When he woke up, he found himself sitting in an airline seat with no wallet or money or anything on him except a one way ticket to San Francisco. He was worried sick until he finally arrived at San Francisco from New Jersey, where he found a ticket at the courtesy counter back to New Jersey. It seems that one of his prospective in-laws worked for an airline and had some comp airfare to use.
The groom got back to New Jersey barely four hours before the ceremony, and was barely able to stay awake long enough to say "I do".
- Do you already have a child?
During the wedding ceremony, when the minister/preacher/priest comes to the part about, "If anyone has any reason why these two people should not marry, speak up now or forever hold your peace..." have this four-to-six year old boy running up the aisle yelling, "Daddy, daddy." I understand from a friend who played this joke on a relative that it took almost an hour to get the wedding started again.
- Balloons
Obtain access to their getaway car. Fill with balloons. A few extra helium balloons in the trunk with their luggage is a nice touch.
- Add some peanuts
If you can get access to their luggage after they have packed, add styra foam peanuts in whatever nooks and crannies are left.

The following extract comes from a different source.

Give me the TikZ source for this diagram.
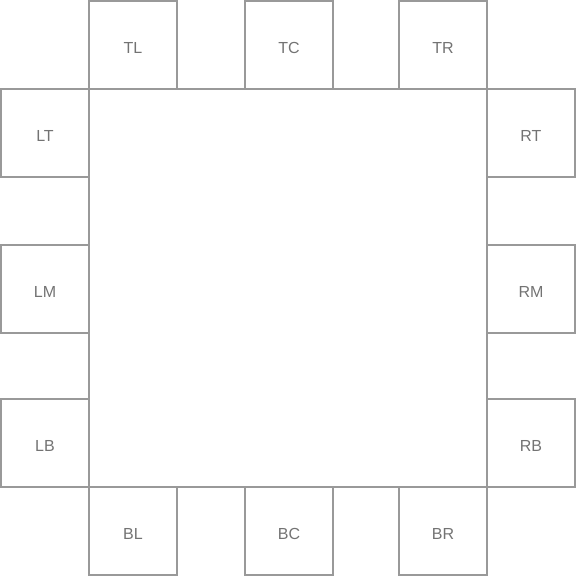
\documentclass[tikz,border=0pt]{standalone}
\usepackage{fontspec}
\setmainfont{Liberation Sans}
\begin{document}
\begin{tikzpicture}[x=1pt,y=-1pt,
  edge/.style={draw=black!40,line width=1.6pt},
  lbl/.style={text=black!55,font=\fontsize{16}{18}\selectfont,text height=17pt,text depth=0pt}]
\useasboundingbox (0,0) rectangle (576,576);
\draw[edge] (89,89) rectangle (487,487);
\foreach \n/\x/\y in {TL/133/45, TC/289/45, TR/443/45,
                       LT/45/133, LM/45/289, LB/45/443,
                       RT/531/133, RM/531/289, RB/531/443,
                       BL/133/531, BC/289/531, BR/443/531}{
  \node[edge,lbl,minimum width=88pt,minimum height=88pt,inner sep=0pt] (\n) at (\x,\y) {\n};
}
\end{tikzpicture}
\end{document}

- Impossible to drive away
Jack up the car, put blocks under the axle, then lower the car onto the blocks. When the newlyweds try to make their getaway, watch them rev...and rev...and rev.
- Brake wired to the horn
The best man at my friends wedding rigged the horn to sound every time the brake was pressed, they drove half way down the road until they realized what was going on and had to return to fix it.
- I deserve to be married
For a small fee, you can get an agency to have a pregnant "ex-girlfriend" appear at the service, in a wedding gown, claiming the groom-to-be the father of her child and demanding *she* should be the one to be married. The one I saw even had a bunch of dead flowers with her!
- Who has the ring?
When the groom asks the best man for the ring, he turns and nervously says he doesn't have it, who then turns to the next groomsman and asks the same question, and so on until the last person turns and grabs a giant box of Cracker Jacks that contained the wedding ring.

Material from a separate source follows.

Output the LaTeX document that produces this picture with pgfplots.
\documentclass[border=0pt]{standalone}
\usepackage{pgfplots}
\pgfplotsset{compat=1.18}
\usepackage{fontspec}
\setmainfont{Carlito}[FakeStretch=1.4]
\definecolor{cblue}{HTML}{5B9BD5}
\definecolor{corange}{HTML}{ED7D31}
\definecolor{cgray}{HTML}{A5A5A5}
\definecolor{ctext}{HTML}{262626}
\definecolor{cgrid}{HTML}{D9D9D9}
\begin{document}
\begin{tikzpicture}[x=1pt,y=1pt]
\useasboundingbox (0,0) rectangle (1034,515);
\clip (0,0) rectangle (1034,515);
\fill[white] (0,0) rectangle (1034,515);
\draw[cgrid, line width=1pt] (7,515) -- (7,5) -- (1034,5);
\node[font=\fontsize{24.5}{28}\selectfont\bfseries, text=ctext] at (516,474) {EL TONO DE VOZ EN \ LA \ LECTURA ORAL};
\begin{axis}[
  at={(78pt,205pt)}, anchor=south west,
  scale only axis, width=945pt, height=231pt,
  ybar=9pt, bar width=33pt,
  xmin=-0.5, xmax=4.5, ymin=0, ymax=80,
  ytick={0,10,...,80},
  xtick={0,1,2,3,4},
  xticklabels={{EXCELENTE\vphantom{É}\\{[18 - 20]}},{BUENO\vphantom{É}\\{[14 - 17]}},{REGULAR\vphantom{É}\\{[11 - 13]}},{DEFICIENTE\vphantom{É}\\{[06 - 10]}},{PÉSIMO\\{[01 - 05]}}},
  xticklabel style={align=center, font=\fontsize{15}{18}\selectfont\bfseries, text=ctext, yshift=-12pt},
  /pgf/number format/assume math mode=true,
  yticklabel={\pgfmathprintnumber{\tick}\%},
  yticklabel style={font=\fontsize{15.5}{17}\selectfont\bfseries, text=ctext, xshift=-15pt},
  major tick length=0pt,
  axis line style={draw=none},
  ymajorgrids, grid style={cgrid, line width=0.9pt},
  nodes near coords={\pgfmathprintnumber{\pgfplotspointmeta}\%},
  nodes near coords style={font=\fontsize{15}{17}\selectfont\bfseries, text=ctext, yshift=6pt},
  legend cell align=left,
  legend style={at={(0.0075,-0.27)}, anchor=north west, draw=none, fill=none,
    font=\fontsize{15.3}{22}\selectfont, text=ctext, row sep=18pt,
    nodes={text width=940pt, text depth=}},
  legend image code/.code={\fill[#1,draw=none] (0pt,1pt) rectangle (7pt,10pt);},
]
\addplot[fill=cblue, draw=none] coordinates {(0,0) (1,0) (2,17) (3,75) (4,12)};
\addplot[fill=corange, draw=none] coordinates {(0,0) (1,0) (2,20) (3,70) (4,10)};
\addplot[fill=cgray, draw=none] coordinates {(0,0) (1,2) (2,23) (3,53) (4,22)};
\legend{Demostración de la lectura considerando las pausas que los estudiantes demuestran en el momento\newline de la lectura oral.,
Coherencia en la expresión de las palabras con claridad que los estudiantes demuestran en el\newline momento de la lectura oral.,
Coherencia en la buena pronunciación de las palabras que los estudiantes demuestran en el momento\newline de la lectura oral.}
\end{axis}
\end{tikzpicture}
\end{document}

The whole church was rolling as the best man and his co-horts had the last laugh. It was truely classic.
- Laughing gas in balloons
At a friend's wedding, the bridal party filled their car with balloons--all filled with laughing gas. They put them everywhere, under seats, in the glove box, etc. They popped the balloons, and everyone was relaxed and laughing. But balloons were popping all during the trip of their honeymoon. They said they enjoyed the trick.